Exploring Sparse Visual Odometry Acceleration With High-Level Synthesis

Abstract

Visual Odometry (VO) systems are widely used to determine the position and orientation of a robot or camera in an unknown environment. They are deployed on resource-constrained platforms, such as drones and Virtual Reality (VR) or Augmented Reality (AR) headsets. VO systems harnessing modern System-on-Chip (SoCs) with integrated Field Programmable Gate Array (FPGA) have the potential to improve the overall systems performance. This paper explores the FPGA acceleration of sparse VO kernels using High-level Synthesis (HLS) as this kind of VO system has been designed to use with low-power SoCs.

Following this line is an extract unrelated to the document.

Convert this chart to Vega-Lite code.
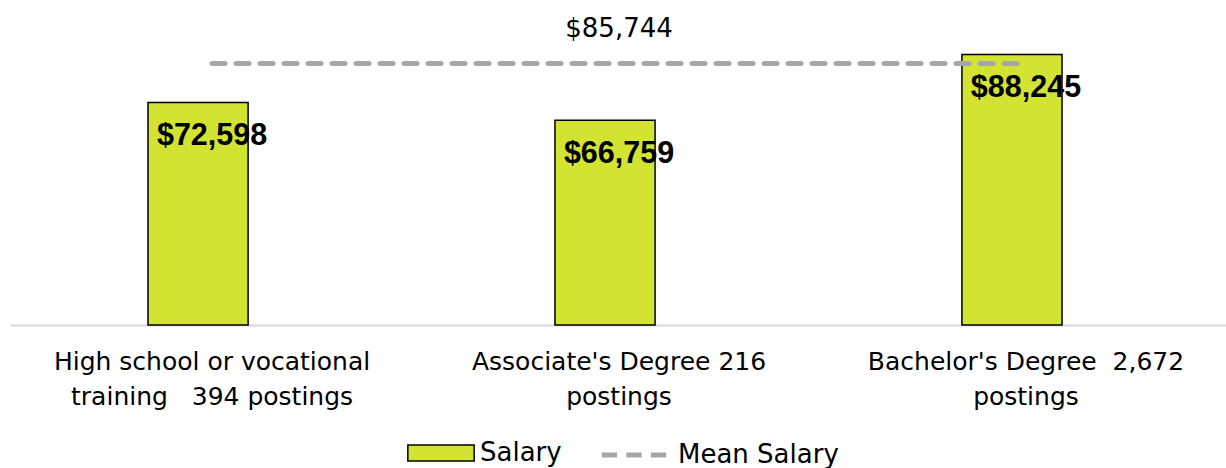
{
  "$schema": "https://vega.github.io/schema/vega-lite/v6.json",
  "width": 1216,
  "height": 325,
  "autosize": {"type": "none"},
  "padding": {"left": 10, "top": 0, "right": 0, "bottom": 143},
  "background": "white",
  "config": {"view": {"stroke": null}},
  "data": {
    "values": [
      {"cat": "High school or vocational|training\u00a0\u00a0\u00a0394 postings", "Salary": 72598, "Mean": 85744},
      {"cat": "Associate's Degree 216|postings", "Salary": 66759, "Mean": 85744},
      {"cat": "Bachelor's Degree\u00a0\u00a02,672|postings", "Salary": 88245, "Mean": 85744}
    ]
  },
  "encoding": {
    "x": {
      "field": "cat",
      "type": "nominal",
      "sort": null,
      "scale": {"paddingInner": 0.754, "paddingOuter": 0.371, "align": 0.457},
      "axis": {
        "title": null,
        "labelAngle": 0,
        "ticks": false,
        "domainColor": "#d9d9d9",
        "domainWidth": 2,
        "labelFont": "DejaVu Sans",
        "labelFontSize": 25,
        "labelColor": "#000000",
        "labelExpr": "split(datum.value, '|')",
        "labelLineHeight": 35,
        "labelOffset": 14,
        "labelPadding": 24,
        "labelLimit": 500,
        "labelOverlap": false,
        "labelBound": false,
        "labelFlush": false
      }
    }
  },
  "layer": [
    {
      "mark": {"type": "bar", "stroke": "#000000", "strokeWidth": 1.5},
      "encoding": {
        "y": {"field": "Salary", "type": "quantitative", "scale": {"domain": [0, 106000], "nice": false}, "axis": null},
        "fill": {
          "datum": "Salary",
          "scale": {"domain": ["Salary"], "range": ["#d2e331"]},
          "legend": {
            "title": null,
            "orient": "none",
            "direction": "horizontal",
            "legendX": 397,
            "legendY": 419,
            "padding": 0,
            "symbolSize": 4400,
            "symbolType": "M-1,-0.24H1V0.24H-1Z",
            "symbolStrokeColor": "#000000",
            "symbolStrokeWidth": 1.5,
            "symbolOpacity": 1,
            "labelFont": "DejaVu Sans",
            "labelFontSize": 26,
            "labelColor": "#000000",
            "labelOffset": 5,
            "labelLimit": 400
          }
        }
      }
    },
    {
      "mark": {"type": "text", "font": "Liberation Sans", "fontWeight": "bold", "fontSize": 30.5, "color": "#000000", "dx": 14, "dy": 43, "baseline": "alphabetic", "align": "center"},
      "encoding": {
        "y": {"field": "Salary", "type": "quantitative"},
        "text": {"field": "Salary", "type": "quantitative", "format": "$,.0f"}
      }
    },
    {
      "mark": {"type": "line", "strokeWidth": 5, "strokeDash": [13, 11], "strokeCap": "round", "xOffset": 14, "yOffset": 1.5},
      "encoding": {
        "y": {"field": "Mean", "type": "quantitative"},
        "stroke": {
          "datum": "Mean Salary",
          "scale": {"domain": ["Mean Salary"], "range": ["#a6a6a6"]},
          "legend": {
            "title": null,
            "orient": "none",
            "direction": "horizontal",
            "legendX": 588,
            "legendY": 419,
            "padding": 0,
            "symbolSize": 4400,
            "symbolType": "M-0.97,0H-0.51M-0.23,0H0.23M0.51,0H0.97",
            "symbolStrokeWidth": 5,
            "symbolDash": [],
            "symbolOpacity": 1,
            "labelFont": "DejaVu Sans",
            "labelFontSize": 26,
            "labelColor": "#000000",
            "labelOffset": 8,
            "labelLimit": 400
          }
        }
      }
    },
    {
      "transform": [{"filter": "datum.cat === 'Associate\\'s Degree 216|postings'"}],
      "mark": {"type": "text", "font": "DejaVu Sans", "fontSize": 26, "color": "#000000", "dx": 14, "dy": -25, "baseline": "alphabetic", "align": "center"},
      "encoding": {
        "y": {"field": "Mean", "type": "quantitative"},
        "text": {"field": "Mean", "type": "quantitative", "format": "$,.0f"}
      }
    }
  ]
}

We show that both computational and data transfer overheads between the processing cores of the CPU of the SoC and the accelerators on the FPGA need to be optimized to obtain better end-to-end performance. This is a result of the additional data movement incurred when using an FPGA accelerator and also because of the sparse computational nature with predictable or random memory access patterns of the kernels involved. However, state-of-the-art HLS tools are not yet able to perform the required optimizations automatically because they usually assume that the kernels to be accelerated have dense computational patterns with regular memory access. In this paper we propose three, potentially generic, methods to reduce the data transfer between the CPU and the customised hardware kernels on the FPGA; these methods are: (a) approximation based on domain-specific knowledge, (b) image compression, and (c) the use of on-the-fly computation. We present a case study of the use of these methods on SVO, a state-of-the-art sparse VO system with a semi-direct front-end. We demonstrate that our proposed methods can reduce data transfer overhead to achieve better end-to-end performance and that they can be applied not only when using standard Xilinx HLS tools but also with other state-of-the-art HLS tools, such as HeteroFlow. Compared to the baseline performance of the original SVO software on an Arm CPU, our proposed methods assist the HLS and HeteroFlow designs to achieve a speedup of 2.4x and 2.14x, respectively, without noticeable accuracy loss. The HLS and HeteroFlow designs also achieve a 1.85x and 1.89x, respectively, improvement in energy efficiency on the SoC system used. Compared to the SVO software baseline running on the Intel Xeon CPU, our proposed methods assist the HLS and HeteroFlow designs to achieve 8.2x and 8.3x improvement in energy efficiency, respectively.